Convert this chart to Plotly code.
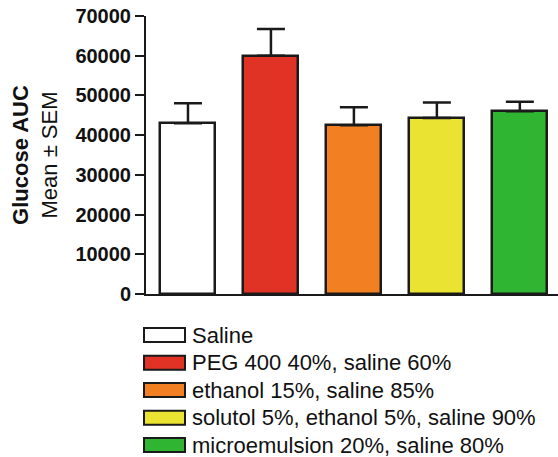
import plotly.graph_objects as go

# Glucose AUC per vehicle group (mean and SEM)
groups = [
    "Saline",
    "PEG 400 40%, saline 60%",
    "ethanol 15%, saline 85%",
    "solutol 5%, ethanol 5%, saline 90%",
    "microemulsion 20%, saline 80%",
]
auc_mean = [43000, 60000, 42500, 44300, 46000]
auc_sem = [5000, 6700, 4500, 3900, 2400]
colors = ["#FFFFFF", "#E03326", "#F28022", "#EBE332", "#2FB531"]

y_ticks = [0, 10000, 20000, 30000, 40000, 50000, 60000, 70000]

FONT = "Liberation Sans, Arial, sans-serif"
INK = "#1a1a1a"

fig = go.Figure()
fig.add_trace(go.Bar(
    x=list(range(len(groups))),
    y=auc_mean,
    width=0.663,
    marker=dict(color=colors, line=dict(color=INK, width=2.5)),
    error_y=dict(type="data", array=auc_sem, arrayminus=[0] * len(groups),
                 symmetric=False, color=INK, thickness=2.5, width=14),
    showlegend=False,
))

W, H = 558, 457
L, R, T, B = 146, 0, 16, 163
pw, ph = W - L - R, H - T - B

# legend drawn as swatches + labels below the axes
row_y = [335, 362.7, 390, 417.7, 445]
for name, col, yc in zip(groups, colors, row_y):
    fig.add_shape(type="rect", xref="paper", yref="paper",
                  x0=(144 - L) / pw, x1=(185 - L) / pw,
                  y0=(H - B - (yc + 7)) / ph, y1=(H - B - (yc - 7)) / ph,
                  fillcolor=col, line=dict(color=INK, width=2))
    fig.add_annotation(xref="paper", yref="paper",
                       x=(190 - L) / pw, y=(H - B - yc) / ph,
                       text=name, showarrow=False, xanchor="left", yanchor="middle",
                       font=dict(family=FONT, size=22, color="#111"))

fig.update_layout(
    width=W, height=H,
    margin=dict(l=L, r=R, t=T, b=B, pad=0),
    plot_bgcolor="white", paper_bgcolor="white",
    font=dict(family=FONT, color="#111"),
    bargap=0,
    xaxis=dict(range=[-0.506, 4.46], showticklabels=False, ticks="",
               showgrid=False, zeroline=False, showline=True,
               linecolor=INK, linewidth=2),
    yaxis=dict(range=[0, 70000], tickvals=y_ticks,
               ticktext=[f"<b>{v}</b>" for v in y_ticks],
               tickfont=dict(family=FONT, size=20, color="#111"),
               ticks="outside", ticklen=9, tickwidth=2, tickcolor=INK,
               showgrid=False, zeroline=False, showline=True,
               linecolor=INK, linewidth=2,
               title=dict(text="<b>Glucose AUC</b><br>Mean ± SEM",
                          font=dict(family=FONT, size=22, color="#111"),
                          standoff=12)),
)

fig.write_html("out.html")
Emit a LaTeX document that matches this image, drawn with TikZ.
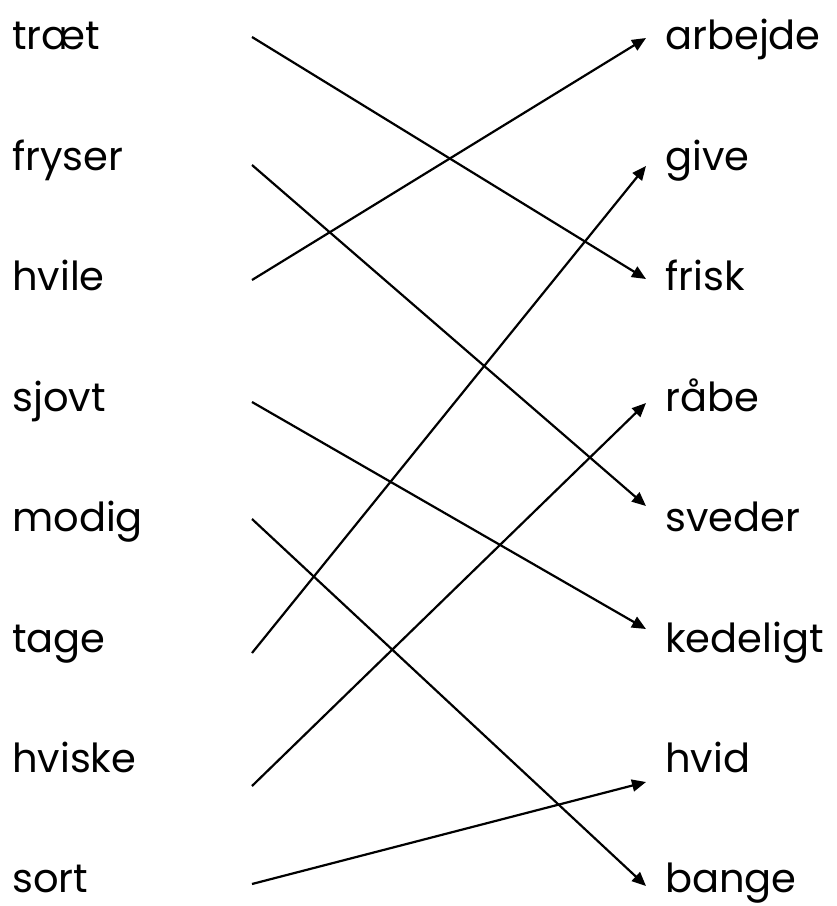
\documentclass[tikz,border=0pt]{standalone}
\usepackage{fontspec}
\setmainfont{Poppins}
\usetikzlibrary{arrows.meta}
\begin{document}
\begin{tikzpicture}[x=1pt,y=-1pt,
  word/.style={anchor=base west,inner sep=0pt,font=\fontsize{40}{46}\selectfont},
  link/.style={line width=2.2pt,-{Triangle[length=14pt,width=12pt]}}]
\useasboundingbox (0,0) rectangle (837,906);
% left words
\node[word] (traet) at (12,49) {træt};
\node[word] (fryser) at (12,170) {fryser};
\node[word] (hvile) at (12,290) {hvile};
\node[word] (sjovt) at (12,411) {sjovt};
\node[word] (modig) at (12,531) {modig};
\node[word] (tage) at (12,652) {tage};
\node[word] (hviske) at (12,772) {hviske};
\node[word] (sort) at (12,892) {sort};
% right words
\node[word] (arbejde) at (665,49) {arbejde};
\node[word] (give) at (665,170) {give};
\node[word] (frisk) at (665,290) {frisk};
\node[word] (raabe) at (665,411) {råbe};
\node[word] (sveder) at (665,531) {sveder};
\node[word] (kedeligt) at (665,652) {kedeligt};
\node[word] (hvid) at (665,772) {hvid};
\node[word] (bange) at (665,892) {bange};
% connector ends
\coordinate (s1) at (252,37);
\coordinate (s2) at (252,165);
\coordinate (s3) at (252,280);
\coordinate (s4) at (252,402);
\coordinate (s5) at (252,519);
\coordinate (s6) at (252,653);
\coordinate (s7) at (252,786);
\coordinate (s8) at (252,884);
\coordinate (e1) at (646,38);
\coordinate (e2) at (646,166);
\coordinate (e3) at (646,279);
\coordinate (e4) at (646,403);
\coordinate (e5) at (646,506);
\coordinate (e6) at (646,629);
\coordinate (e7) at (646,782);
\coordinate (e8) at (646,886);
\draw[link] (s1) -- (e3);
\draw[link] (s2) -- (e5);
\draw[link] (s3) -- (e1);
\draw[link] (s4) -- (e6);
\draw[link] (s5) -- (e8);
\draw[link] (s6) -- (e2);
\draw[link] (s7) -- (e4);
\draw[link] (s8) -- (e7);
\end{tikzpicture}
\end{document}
##############################
Check each line of the data above for the string "this", then report how many lines have it, with no other words.

— THE RESPONSE —
2